Béji moves between broad categories such as “Europeans,” “Muslims,” “the West,” and “our societies” without sustained attention to specific historical contexts or internal differences. The result is a philosophically rich reflection on the moral fatigue of modernity, even as it risks reproducing hierarchies and diminishes the diversity of decolonized histories and political imaginaries. Béji’s thoughts are based on Tunisian intellectual and political life, but the book keeps making claims that “the decolonized” is a universal category, ignoring the deep historical, cultural, and political differences that shape postcolonial paths in different parts of the world. Most importantly, gender is still very underexamined. Béji does not theorize how patriarchy structures the failures of postcolonial states or how men and women experience the interruptions of decolonization differently, except for a brief acknowledgment that women often returned to more constrained forms of existence after independence.
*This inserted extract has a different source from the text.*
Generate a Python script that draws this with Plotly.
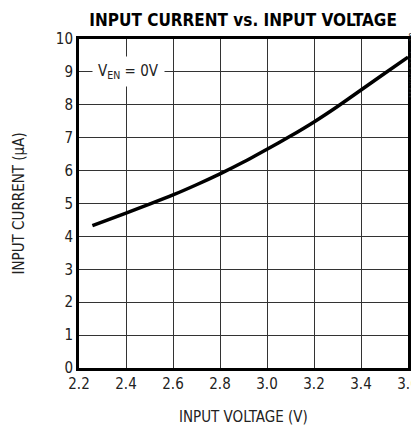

Researchers in African feminist studies will find these insights especially engaging. We, the Decolonized represents a vital and timely intervention. Béji insists that decolonization should neither be romanticized nor abandoned, but approached as an ongoing process of dealing with its unfulfilled promise. Béji expresses a difficult optimism that rejects both blaming others and political fatalism by making the decolonized face both their power and their limits. For scholars of postcolonial studies, decolonial politics, North African and African studies, this is an interesting book to read. For a wider audience, it offers a clear and troubling reflection on the unfinished work of independence and the moral obligations it still places on us. Béji’s voice forces readers to think about what decolonization has not delivered and the duty that falls on those who inherit its unresolved goals.